The incremental growth is mostly being captured by digital platforms, not traditional channels. Almost 80% of ad spend now flows into retail media, paid search, and social platforms. The remaining 20% is shared across the whole of the rest of the media industry. These changes in the media landscape are forcing a rethink of traditional planning approaches.
Paul Stringer, Managing Editor, Research & Insights, WARC, says: “The established model for media planning and buying is breaking apart – and nobody knows exactly what comes next. The groundwork for a new model is just beginning.
“This year’s Future of Media report maps the contours of this emerging model. First, by looking at how structural changes inside client organisations and across the media landscape are giving rise to a new model for planning, inspired by systems-thinking. Second, by examining how AI is rewriting the rules of search and simultaneously creating a secondary audience for marketing: machines.
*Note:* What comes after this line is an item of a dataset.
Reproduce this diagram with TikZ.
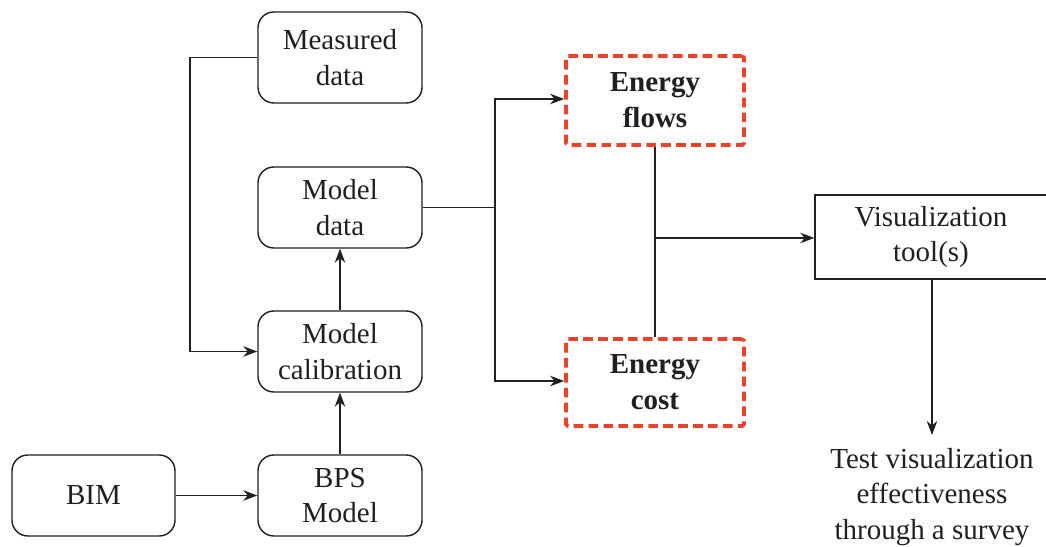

And finally, how growing investment in user-generated content and creator marketing represents a new form of brand-building that, at this stage, most marketers seem underprepared for.”
The Future of Media 2026 report explores these three key trends set to shape the media landscape this year, to help marketers navigate these challenges, adapt, and find opportunities for growth.
The shift to ‘Systems Planning’
Traditional planning approaches, based on static plans, rigid personas and stable channel definitions are being disrupted by structural and technological shifts in media and marketing making them no longer fit for purpose. They must evolve to meet the demands of an increasingly complex, AI-driven marketing and media landscape.
‘Systems planning’ describes a new approach that focuses on “designing adaptive systems of influence”, argues Dan Gilbert, CEO of Brainlabs, that build equity and shape decisions across the entire brand experience, recognising how touchpoint influence varies by context, category and consumer. This requires new mental models, frameworks, and planning tools that are only just beginning to emerge.
‘Systems planning’ puts an emphasis on developing talent with connective capabilities across data, commerce and creativity – skills that are essential for steering AI-enabled marketing platforms effectively and deliver better outcomes.